WHAT TO PRODUCE:
Check each line of the listing for the string "this", count the lines that have it, and answer with that number only.
───── DATASET CONTENT
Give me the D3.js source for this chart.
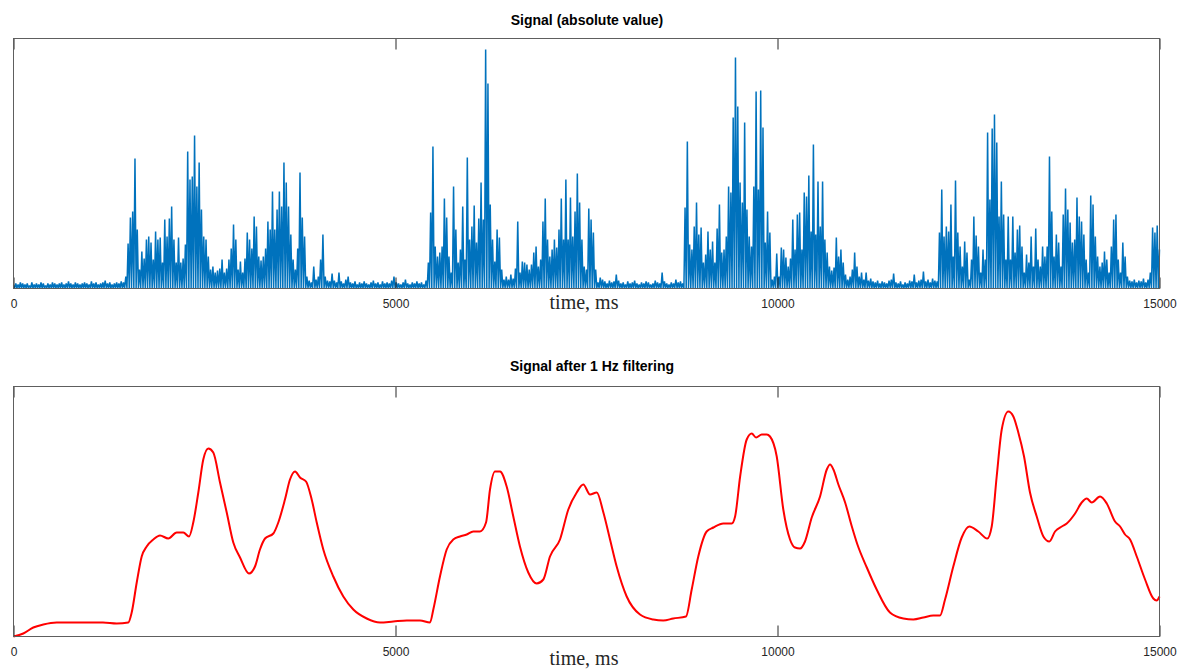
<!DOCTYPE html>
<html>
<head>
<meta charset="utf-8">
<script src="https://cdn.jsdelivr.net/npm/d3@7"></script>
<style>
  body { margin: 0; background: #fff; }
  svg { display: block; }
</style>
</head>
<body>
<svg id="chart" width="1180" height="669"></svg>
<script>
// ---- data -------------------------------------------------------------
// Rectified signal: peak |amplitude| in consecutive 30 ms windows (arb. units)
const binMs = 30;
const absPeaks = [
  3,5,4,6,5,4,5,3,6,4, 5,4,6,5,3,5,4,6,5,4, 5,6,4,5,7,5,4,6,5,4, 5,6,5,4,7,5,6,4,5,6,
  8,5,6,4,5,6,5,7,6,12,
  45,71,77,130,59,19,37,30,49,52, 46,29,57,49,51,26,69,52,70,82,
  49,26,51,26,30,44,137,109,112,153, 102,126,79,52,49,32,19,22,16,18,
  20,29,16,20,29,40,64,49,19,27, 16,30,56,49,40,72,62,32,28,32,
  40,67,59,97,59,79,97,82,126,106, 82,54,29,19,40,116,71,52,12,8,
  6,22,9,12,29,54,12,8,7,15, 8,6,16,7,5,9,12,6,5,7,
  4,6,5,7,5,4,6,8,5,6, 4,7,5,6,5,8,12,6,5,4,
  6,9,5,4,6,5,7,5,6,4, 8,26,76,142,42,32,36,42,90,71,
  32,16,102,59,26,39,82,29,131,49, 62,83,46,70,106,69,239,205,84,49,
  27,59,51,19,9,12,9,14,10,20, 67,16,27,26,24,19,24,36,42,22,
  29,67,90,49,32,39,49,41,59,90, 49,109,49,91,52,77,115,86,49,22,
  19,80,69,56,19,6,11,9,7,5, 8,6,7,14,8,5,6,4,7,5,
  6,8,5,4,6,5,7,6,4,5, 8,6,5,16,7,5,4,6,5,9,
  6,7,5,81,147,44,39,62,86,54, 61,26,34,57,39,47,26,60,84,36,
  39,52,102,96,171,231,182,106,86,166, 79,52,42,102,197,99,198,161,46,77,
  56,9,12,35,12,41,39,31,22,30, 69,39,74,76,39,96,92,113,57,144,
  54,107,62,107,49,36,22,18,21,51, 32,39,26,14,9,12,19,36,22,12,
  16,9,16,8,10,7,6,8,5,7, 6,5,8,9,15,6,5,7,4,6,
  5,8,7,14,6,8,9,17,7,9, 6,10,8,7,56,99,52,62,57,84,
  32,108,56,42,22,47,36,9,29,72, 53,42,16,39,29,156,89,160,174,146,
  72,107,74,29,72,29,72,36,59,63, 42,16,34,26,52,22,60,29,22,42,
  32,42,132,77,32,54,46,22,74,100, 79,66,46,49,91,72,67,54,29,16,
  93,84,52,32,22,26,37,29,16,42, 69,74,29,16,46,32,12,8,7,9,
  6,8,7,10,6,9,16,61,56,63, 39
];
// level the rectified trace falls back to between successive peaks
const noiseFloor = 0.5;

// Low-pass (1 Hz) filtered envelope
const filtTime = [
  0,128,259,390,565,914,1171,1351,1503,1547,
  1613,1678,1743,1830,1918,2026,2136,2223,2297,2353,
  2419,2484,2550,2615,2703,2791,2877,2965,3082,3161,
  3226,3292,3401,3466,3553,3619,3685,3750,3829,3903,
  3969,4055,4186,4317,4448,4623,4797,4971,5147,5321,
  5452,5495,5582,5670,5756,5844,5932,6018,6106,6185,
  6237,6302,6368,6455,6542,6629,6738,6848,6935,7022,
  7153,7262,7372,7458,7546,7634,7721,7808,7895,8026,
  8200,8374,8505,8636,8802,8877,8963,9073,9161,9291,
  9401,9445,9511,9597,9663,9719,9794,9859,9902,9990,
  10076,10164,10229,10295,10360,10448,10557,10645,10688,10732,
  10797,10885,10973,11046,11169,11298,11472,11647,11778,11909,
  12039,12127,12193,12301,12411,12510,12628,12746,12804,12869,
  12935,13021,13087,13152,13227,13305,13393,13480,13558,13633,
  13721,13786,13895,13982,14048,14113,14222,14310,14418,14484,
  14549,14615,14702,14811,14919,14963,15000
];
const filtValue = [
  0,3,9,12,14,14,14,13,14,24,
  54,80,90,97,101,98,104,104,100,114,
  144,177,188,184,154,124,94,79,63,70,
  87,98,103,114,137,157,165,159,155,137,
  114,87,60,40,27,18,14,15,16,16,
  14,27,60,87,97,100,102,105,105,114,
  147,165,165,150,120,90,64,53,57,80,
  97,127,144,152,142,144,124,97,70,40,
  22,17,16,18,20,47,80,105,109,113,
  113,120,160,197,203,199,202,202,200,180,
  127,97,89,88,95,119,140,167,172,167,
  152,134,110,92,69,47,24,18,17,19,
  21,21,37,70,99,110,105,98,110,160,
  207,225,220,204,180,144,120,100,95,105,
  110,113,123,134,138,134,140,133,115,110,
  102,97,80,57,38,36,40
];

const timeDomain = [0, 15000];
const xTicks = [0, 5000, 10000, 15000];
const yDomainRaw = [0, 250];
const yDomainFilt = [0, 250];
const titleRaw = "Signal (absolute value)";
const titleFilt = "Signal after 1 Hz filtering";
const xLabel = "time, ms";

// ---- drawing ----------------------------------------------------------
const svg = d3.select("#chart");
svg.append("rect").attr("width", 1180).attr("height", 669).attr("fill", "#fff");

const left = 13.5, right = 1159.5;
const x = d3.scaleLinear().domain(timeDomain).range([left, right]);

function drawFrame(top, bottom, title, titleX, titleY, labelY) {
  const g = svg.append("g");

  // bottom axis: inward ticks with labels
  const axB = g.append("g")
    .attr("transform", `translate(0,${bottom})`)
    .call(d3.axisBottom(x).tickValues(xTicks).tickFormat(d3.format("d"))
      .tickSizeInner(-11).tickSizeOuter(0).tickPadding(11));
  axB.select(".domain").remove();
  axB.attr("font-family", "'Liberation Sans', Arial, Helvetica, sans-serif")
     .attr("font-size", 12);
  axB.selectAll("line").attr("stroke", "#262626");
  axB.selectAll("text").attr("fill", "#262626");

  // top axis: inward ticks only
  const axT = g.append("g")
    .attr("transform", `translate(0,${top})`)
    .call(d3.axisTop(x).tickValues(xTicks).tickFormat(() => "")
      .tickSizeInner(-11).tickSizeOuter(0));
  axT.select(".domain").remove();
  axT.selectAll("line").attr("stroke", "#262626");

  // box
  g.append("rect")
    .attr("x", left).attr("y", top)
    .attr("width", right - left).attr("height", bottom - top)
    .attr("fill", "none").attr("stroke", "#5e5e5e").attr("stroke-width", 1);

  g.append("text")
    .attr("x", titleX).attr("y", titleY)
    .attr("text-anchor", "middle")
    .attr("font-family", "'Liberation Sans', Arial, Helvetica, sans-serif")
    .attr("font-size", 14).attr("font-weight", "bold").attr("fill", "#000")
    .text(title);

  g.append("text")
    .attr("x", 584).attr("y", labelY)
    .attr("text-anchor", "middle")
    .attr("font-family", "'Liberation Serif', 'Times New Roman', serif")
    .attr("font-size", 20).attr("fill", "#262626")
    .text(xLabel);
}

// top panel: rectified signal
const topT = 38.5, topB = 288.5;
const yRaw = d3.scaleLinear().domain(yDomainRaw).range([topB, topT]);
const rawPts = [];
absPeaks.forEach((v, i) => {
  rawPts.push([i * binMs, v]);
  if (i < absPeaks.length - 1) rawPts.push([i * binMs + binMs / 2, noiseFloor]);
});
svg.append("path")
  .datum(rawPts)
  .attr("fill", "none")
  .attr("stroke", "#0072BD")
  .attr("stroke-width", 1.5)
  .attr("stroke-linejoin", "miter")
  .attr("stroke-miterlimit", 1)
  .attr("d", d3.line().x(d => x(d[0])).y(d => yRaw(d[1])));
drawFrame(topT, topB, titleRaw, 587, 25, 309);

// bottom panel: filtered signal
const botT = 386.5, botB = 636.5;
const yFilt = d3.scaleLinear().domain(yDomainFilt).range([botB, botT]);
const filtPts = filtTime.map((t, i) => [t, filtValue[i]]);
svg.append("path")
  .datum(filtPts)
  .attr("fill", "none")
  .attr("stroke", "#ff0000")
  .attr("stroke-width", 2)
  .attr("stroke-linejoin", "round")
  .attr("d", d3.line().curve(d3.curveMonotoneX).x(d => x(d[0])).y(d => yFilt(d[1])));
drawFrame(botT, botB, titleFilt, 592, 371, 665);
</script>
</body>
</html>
──────────
───── DATASET CONTENT
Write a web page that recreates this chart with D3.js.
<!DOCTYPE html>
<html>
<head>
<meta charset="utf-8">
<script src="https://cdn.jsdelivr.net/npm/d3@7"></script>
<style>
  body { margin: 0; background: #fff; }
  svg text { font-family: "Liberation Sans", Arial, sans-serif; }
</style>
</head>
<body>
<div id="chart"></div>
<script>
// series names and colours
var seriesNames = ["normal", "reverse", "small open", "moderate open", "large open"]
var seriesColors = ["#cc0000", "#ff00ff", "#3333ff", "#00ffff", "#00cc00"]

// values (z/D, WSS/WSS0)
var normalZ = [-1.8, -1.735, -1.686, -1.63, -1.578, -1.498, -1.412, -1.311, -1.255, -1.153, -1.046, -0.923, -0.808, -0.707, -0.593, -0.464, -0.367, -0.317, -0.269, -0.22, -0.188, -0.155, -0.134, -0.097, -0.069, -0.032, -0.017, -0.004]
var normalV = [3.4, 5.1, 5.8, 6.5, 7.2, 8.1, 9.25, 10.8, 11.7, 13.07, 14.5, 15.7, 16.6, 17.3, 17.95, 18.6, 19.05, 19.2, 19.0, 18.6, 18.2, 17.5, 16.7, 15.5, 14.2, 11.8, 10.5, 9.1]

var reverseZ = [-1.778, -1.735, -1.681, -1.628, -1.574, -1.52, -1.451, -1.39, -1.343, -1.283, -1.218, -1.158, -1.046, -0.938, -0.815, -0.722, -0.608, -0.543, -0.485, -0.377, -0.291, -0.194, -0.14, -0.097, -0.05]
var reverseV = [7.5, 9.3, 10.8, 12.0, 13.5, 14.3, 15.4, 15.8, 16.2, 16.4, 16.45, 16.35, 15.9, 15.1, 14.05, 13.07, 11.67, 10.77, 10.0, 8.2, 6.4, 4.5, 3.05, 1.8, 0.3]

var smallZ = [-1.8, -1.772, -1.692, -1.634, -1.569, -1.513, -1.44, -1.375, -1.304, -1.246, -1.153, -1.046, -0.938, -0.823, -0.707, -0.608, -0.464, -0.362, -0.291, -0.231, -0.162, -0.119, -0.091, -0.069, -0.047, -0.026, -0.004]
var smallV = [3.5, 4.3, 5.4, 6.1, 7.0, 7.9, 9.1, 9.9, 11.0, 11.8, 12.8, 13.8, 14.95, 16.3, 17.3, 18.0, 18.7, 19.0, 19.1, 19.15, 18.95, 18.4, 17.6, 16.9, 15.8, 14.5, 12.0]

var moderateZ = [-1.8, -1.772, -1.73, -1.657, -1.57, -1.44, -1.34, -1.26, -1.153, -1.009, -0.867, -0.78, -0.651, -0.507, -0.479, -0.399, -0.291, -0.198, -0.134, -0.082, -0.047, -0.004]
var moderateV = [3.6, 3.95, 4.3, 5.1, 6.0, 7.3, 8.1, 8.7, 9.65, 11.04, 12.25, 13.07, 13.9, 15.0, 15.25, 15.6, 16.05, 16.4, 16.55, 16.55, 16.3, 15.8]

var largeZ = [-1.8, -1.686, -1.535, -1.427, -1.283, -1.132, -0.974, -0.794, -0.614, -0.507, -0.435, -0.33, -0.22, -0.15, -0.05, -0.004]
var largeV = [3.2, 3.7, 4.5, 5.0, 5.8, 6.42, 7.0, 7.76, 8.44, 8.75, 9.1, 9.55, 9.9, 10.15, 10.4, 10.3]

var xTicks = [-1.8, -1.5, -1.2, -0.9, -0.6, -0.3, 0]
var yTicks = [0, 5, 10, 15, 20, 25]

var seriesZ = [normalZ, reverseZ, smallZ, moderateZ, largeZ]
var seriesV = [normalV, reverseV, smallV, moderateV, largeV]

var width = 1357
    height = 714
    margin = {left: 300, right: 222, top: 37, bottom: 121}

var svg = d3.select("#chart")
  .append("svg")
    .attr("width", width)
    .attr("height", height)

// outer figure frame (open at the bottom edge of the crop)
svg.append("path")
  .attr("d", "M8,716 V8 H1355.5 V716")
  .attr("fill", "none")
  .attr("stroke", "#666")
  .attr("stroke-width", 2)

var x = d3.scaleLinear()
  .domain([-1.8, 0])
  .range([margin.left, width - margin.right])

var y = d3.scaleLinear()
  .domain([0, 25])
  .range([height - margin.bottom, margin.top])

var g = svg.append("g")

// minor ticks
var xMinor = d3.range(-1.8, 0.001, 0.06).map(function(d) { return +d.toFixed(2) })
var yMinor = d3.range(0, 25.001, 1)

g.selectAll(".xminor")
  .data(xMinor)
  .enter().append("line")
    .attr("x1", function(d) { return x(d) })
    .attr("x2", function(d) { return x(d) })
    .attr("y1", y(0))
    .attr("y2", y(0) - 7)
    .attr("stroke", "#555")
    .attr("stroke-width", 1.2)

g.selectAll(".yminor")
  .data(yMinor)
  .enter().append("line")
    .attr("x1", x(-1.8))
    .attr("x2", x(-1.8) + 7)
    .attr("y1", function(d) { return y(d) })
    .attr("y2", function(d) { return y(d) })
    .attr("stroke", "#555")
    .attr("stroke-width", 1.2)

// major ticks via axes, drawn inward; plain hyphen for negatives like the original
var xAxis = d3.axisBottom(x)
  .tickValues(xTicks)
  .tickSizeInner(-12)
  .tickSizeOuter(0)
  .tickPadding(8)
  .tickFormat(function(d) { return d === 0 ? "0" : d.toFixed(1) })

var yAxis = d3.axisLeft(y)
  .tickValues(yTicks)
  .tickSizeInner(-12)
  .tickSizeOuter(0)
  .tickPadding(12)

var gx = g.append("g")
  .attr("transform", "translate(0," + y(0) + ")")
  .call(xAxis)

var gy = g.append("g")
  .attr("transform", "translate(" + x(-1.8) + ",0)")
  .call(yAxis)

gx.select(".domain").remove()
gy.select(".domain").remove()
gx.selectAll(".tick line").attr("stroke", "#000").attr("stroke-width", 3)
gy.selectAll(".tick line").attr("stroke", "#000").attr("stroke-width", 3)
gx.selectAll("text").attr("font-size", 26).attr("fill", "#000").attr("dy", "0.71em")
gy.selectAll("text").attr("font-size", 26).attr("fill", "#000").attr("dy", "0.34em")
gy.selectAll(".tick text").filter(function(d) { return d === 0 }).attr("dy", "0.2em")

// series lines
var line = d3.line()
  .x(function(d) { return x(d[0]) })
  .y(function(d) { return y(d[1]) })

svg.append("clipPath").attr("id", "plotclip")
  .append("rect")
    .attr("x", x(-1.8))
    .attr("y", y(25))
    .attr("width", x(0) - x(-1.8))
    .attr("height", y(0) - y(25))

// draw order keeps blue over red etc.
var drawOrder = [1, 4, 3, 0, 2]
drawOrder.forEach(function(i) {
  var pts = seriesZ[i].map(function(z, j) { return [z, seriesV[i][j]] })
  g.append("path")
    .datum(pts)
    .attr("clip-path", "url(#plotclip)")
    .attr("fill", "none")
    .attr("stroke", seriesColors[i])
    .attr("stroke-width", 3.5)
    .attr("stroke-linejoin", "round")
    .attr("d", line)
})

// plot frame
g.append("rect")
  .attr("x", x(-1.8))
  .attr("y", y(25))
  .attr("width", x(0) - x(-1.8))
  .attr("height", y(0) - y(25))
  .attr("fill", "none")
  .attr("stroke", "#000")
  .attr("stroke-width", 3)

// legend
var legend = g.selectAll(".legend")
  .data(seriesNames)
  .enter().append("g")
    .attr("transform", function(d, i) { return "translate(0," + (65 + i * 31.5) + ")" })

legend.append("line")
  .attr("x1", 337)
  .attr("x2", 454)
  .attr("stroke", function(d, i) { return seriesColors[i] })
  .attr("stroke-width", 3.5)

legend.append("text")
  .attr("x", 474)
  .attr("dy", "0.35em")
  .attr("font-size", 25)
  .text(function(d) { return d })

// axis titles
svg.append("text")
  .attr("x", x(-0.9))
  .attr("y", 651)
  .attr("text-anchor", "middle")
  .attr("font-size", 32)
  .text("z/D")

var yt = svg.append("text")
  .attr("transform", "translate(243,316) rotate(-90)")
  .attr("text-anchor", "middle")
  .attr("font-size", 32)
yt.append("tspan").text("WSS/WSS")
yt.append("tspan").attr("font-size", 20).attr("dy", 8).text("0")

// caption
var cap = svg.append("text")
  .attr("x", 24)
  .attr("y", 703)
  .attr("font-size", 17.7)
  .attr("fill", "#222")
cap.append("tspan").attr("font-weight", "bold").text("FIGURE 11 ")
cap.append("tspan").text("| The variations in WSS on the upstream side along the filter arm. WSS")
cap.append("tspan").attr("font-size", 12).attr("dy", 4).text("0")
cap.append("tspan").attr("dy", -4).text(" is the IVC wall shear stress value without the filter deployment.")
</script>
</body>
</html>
──────────
EXERCISE SOLUTION:
2